## [PROBLEM DESCRIPTION]
Print nothing but the lines from the start of the listing below through the line that contains "yticks = [10, 20, 40, 60, 80, 100, 200]". Do not include the pictures.

# Start of SUPPLIED ENTRIES

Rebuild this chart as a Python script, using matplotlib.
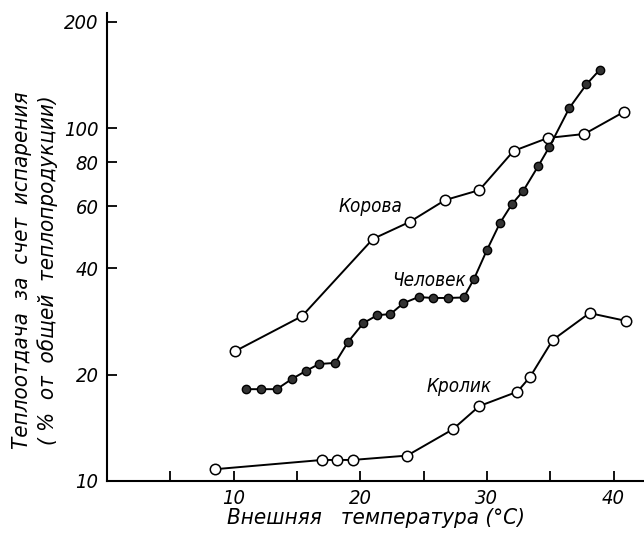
import numpy as np
import matplotlib.pyplot as plt
import matplotlib.font_manager as fm
from matplotlib.ticker import FixedLocator, FixedFormatter, NullLocator

# Корова
cow_t = [10.1, 15.4, 21.0, 23.9, 26.7, 29.4, 32.1, 34.8, 37.7, 40.8]
cow_v = [23.3, 29.3, 48.5, 54.2, 62.5, 66.7, 86.1, 93.7, 96.2, 111]

# Человек
man_t = [10.95, 12.14, 13.41, 14.60, 15.71, 16.75, 18.02, 19.05, 20.24, 21.35,
         22.38, 23.41, 24.60, 25.71, 26.90, 28.17, 28.97, 30.0, 31.03, 31.98,
         32.86, 34.05, 34.92, 36.51, 37.86, 38.89]
man_v = [18.2, 18.2, 18.2, 19.45, 20.5, 21.45, 21.6, 24.8, 28.0, 29.5,
         29.7, 31.9, 33.2, 33.0, 33.0, 33.1, 37.3, 45.1, 53.8, 60.9,
         66.3, 78.0, 88.3, 114, 133, 146]

# Кролик
rab_t = [8.57, 17.0, 18.2, 19.4, 23.7, 27.3, 29.4, 32.4, 33.4, 35.2, 38.1, 41.0]
rab_v = [10.8, 11.47, 11.47, 11.47, 11.8, 14.0, 16.3, 17.9, 19.7, 25.1, 29.9, 28.4]

xticks = [5, 10, 15, 20, 25, 30, 35, 40]
xlabels = ['', '10', '', '20', '', '30', '', '40']
yticks = [10, 20, 40, 60, 80, 100, 200]


# narrow italic face if one is installed, plain italic otherwise
def narrow_italic():
    for f in fm.fontManager.ttflist:
        p = f.fname.lower()
        if ('narrow' in p or 'condensed' in p) and 'bold' not in p \
                and f.style in ('italic', 'oblique'):
            return f.fname
    return None


path = narrow_italic()


def fp(size):
    if path:
        return fm.FontProperties(fname=path, size=size)
    return fm.FontProperties(family='DejaVu Sans', style='italic', size=size * 0.85)


fig = plt.figure(figsize=(6.44, 5.35), dpi=100)
ax = fig.add_axes([0.166, 0.101, 0.834, 0.875])
ax.set_yscale('log')

ax.plot(cow_t, cow_v, color='black', lw=1.4, marker='o', ms=7.5,
        mfc='white', mec='black', mew=1.1, zorder=3)
ax.plot(rab_t, rab_v, color='black', lw=1.4, marker='o', ms=7.5,
        mfc='white', mec='black', mew=1.1, zorder=3)
ax.plot(man_t, man_v, color='black', lw=1.4, marker='o', ms=6,
        mfc='#333333', mec='black', mew=1.0, zorder=4)

ax.set_xlim(0, 42.4)
ax.set_ylim(10, 212)

ax.spines['top'].set_visible(False)
ax.spines['right'].set_visible(False)
ax.spines['left'].set_linewidth(1.5)
ax.spines['bottom'].set_linewidth(1.5)

ax.xaxis.set_major_locator(FixedLocator(xticks))
ax.xaxis.set_major_formatter(FixedFormatter(xlabels))
ax.yaxis.set_major_locator(FixedLocator(yticks))
ax.yaxis.set_major_formatter(FixedFormatter([str(v) for v in yticks]))
ax.yaxis.set_minor_locator(NullLocator())
ax.tick_params(direction='in', length=7, width=1.3, pad=6)
for lab in ax.get_xticklabels() + ax.get_yticklabels():
    lab.set_fontproperties(fp(14.5))

ax.set_xlabel('Внешняя   температура (°С)', fontproperties=fp(16), labelpad=0)

# two-line axis title on the left
fig.text(35 / 644, 1 - 270 / 535,
         'Теплоотдача  за  счет  испарения\n( %  от  общей  теплопродукции)',
         fontproperties=fp(16), rotation=90, ha='center', va='center',
         multialignment='center', linespacing=1.3)

ax.text(18.3, 59.8, 'Корова', fontproperties=fp(13.5), va='center')
ax.text(22.5, 37.1, 'Человек', fontproperties=fp(13.5), va='center')
ax.text(25.2, 18.5, 'Кролик', fontproperties=fp(13.5), va='center')

fig.savefig('out.png', dpi=100)
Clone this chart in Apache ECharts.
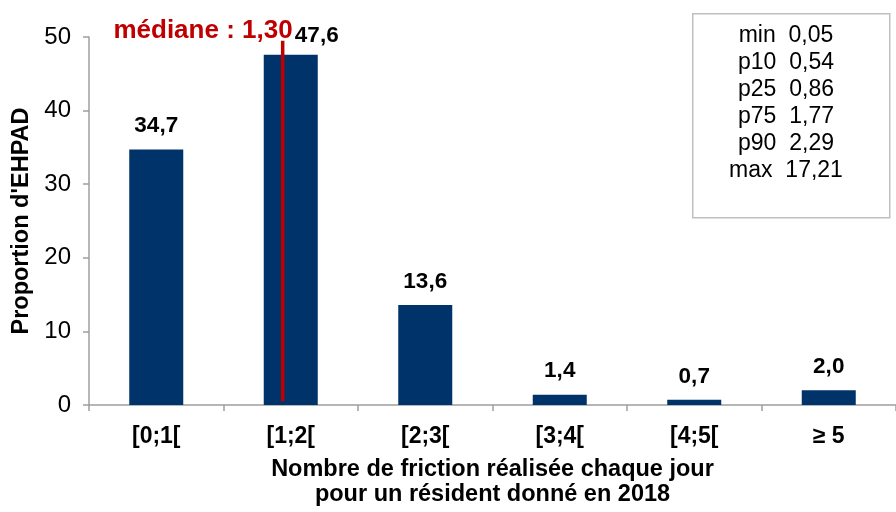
<!DOCTYPE html>
<html>
<head>
<meta charset="utf-8">
<script src="https://cdn.jsdelivr.net/npm/echarts@6/dist/echarts.min.js"></script>
<style>html,body{margin:0;padding:0;background:#fff}#c{width:896px;height:512px}</style>
</head>
<body>
<div id="c"></div>
<script>
// ---- data ----
const categories = ['[0;1[', '[1;2[', '[2;3[', '[3;4[', '[4;5[', '\u2265 5'];
const proportions = [34.7, 47.6, 13.6, 1.4, 0.7, 2.0];
const yTicks = [0, 10, 20, 30, 40, 50];
const statNames = ['min', 'p10', 'p25', 'p75', 'p90', 'max'];
const statValues = ['0,05', '0,54', '0,86', '1,77', '2,29', '17,21'];
const medianLabel = 'médiane : 1,30';
// position of the median marker on the class axis (as drawn in the picture), and its vertical span
const medianDrawnAt = [1.44];
const medianSpan = [0.5, 49.5];

const FONT = '"Liberation Sans", Arial, sans-serif';
const fmt = v => v.toFixed(1).replace('.', ',');

const chart = echarts.init(document.getElementById('c'), null, {renderer: 'canvas'});
const barData = proportions.map((v, i) => {
  const d = {value: v};
  if (i === 1) d.label = {offset: [26, 5]};
  return d;
});
const medianData = medianSpan.map((y, i) => {
  const d = {value: [medianDrawnAt[0], y]};
  if (i === 1) d.label = {
    show: true, position: 'left', distance: 0, offset: [10, -10],
    formatter: medianLabel, color: '#c00000', fontSize: 26, fontWeight: 'bold', fontFamily: FONT
  };
  return d;
});

chart.setOption({
  animation: false,
  backgroundColor: '#fff',
  grid: {left: 89, right: -7, top: 37, bottom: 105},
  xAxis: [{
    type: 'category', data: categories,
    axisLine: {lineStyle: {color: '#9f9f9f', width: 1.5}},
    axisTick: {show: true, length: 6, lineStyle: {color: '#9f9f9f', width: 1.5}},
    axisLabel: {color: '#000', fontSize: 23, fontWeight: 'bold', fontFamily: FONT, margin: 20},
    name: 'Nombre de friction réalisée chaque jour\npour un résident donné en 2018',
    nameLocation: 'middle', nameGap: 52,
    nameTextStyle: {color: '#000', fontSize: 23.5, fontWeight: 'bold', fontFamily: FONT, lineHeight: 25}
  }, {
    type: 'value', min: 0, max: categories.length, show: false
  }],
  yAxis: {
    type: 'value', min: yTicks[0], max: yTicks[yTicks.length - 1], interval: 10,
    splitLine: {show: false},
    axisLine: {show: true, lineStyle: {color: '#9f9f9f', width: 1.5}},
    axisTick: {show: true, length: 6, lineStyle: {color: '#9f9f9f', width: 1.5}},
    axisLabel: {color: '#000', fontSize: 24, fontFamily: FONT, margin: 18},
    name: "Proportion d'EHPAD", nameLocation: 'middle', nameGap: 53,
    nameTextStyle: {color: '#000', fontSize: 23.5, fontWeight: 'bold', fontFamily: FONT,
      padding: [0, 0, 0, 0], align: 'center'}
  },
  series: [{
    type: 'bar', data: barData, barWidth: 54, xAxisIndex: 0,
    itemStyle: {color: '#00336a'},
    label: {show: true, position: 'top', distance: 12, color: '#000', fontSize: 22.5,
      fontWeight: 'bold', fontFamily: FONT, formatter: p => fmt(p.value)}
  }, {
    type: 'line', xAxisIndex: 1, data: medianData, z: 5,
    symbol: 'circle', symbolSize: 0.1, showSymbol: true,
    lineStyle: {color: '#c00000', width: 3.5},
    itemStyle: {color: '#c00000'}
  }],
  graphic: [{
    type: 'rect', left: 692, top: 13, z: 10,
    shape: {width: 197, height: 204},
    style: {fill: '#fff', stroke: '#bfbfbf', lineWidth: 1.5}
  }, {
    type: 'text', x: 786, y: 22, z: 11,
    style: {
      text: statNames.map((n, i) => n + '  ' + statValues[i]).join('\n'),
      align: 'center', verticalAlign: 'top', lineHeight: 27,
      font: '23px ' + FONT, fill: '#000'
    }
  }]
});
</script>
</body>
</html>
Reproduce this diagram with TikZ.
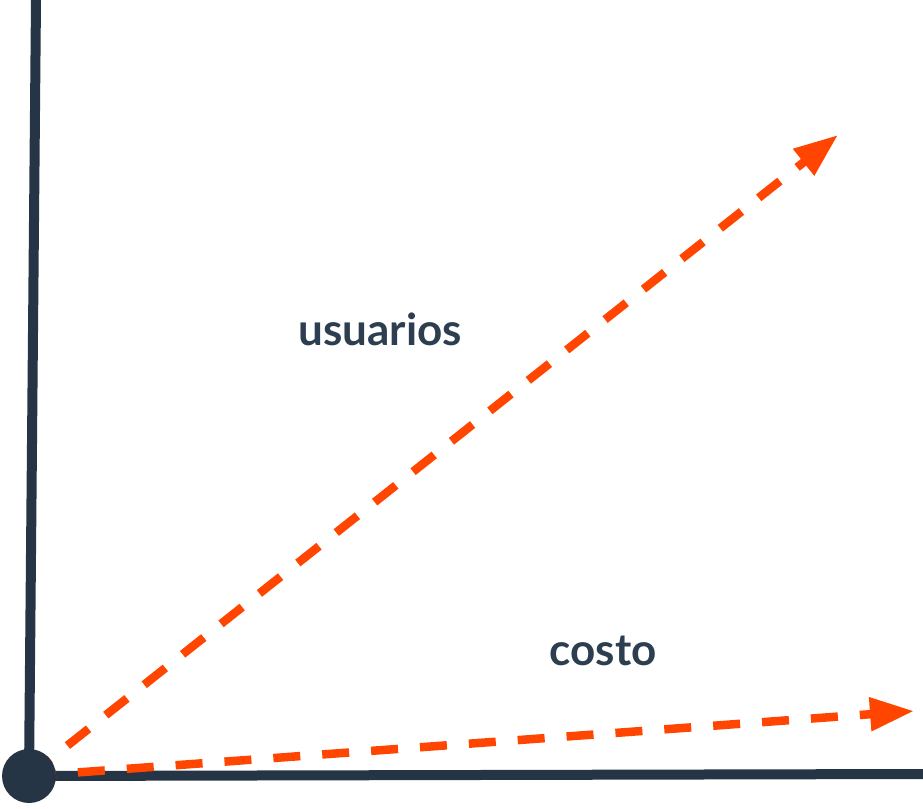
\documentclass[tikz,border=0pt]{standalone}
\usepackage{fontspec}
\setmainfont{Lato}
\usetikzlibrary{arrows.meta}
\definecolor{axiscol}{HTML}{253545}
\definecolor{textcol}{HTML}{2C3E50}
\definecolor{arrcol}{HTML}{FF4500}
\tikzset{
  axisline/.style={draw=axiscol, line width=10pt},
  vecline/.style={draw=arrcol, line width=8.5pt, dash pattern=on 27pt off 22pt,
    -{Triangle[length=44pt,width=32pt]}},
  lbl/.style={text=textcol, font=\fontsize{44}{50}\selectfont\bfseries, anchor=base, inner sep=0pt}
}
\begin{document}
\begin{tikzpicture}[x=1pt,y=-1pt]
\useasboundingbox (0,0) rectangle (923,808);
\coordinate (ytop) at (36,0);
\coordinate (o) at (29,776);
\coordinate (xend) at (923,774);
\coordinate (u) at (838,135);
\coordinate (c) at (914,711);
\draw[axisline] (ytop) -- (o) -- (xend);
\draw[vecline] (o) -- (u);
\draw[vecline] (o) -- (c);
\fill[axiscol] (o) circle (27);
\node[lbl] (lu) at (380,345) {usuarios};
\node[lbl] (lc) at (603,665) {costo};
\end{tikzpicture}
\end{document}
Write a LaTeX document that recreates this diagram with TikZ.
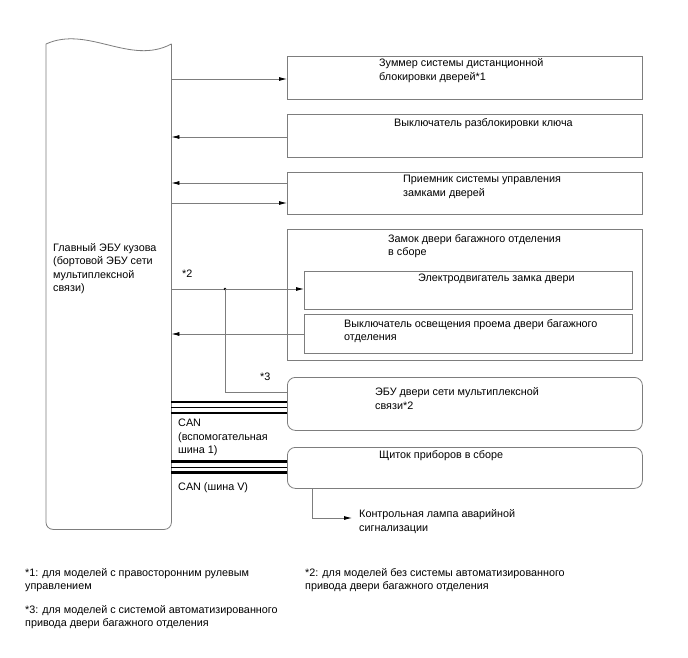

# End of SUPPLIED ENTRIES

## [IN RESPONSE]
Rebuild this chart as a Python script, using matplotlib.
import numpy as np
import matplotlib.pyplot as plt
import matplotlib.font_manager as fm
from matplotlib.ticker import FixedLocator, FixedFormatter, NullLocator

# Корова
cow_t = [10.1, 15.4, 21.0, 23.9, 26.7, 29.4, 32.1, 34.8, 37.7, 40.8]
cow_v = [23.3, 29.3, 48.5, 54.2, 62.5, 66.7, 86.1, 93.7, 96.2, 111]

# Человек
man_t = [10.95, 12.14, 13.41, 14.60, 15.71, 16.75, 18.02, 19.05, 20.24, 21.35,
         22.38, 23.41, 24.60, 25.71, 26.90, 28.17, 28.97, 30.0, 31.03, 31.98,
         32.86, 34.05, 34.92, 36.51, 37.86, 38.89]
man_v = [18.2, 18.2, 18.2, 19.45, 20.5, 21.45, 21.6, 24.8, 28.0, 29.5,
         29.7, 31.9, 33.2, 33.0, 33.0, 33.1, 37.3, 45.1, 53.8, 60.9,
         66.3, 78.0, 88.3, 114, 133, 146]

# Кролик
rab_t = [8.57, 17.0, 18.2, 19.4, 23.7, 27.3, 29.4, 32.4, 33.4, 35.2, 38.1, 41.0]
rab_v = [10.8, 11.47, 11.47, 11.47, 11.8, 14.0, 16.3, 17.9, 19.7, 25.1, 29.9, 28.4]

xticks = [5, 10, 15, 20, 25, 30, 35, 40]
xlabels = ['', '10', '', '20', '', '30', '', '40']
yticks = [10, 20, 40, 60, 80, 100, 200]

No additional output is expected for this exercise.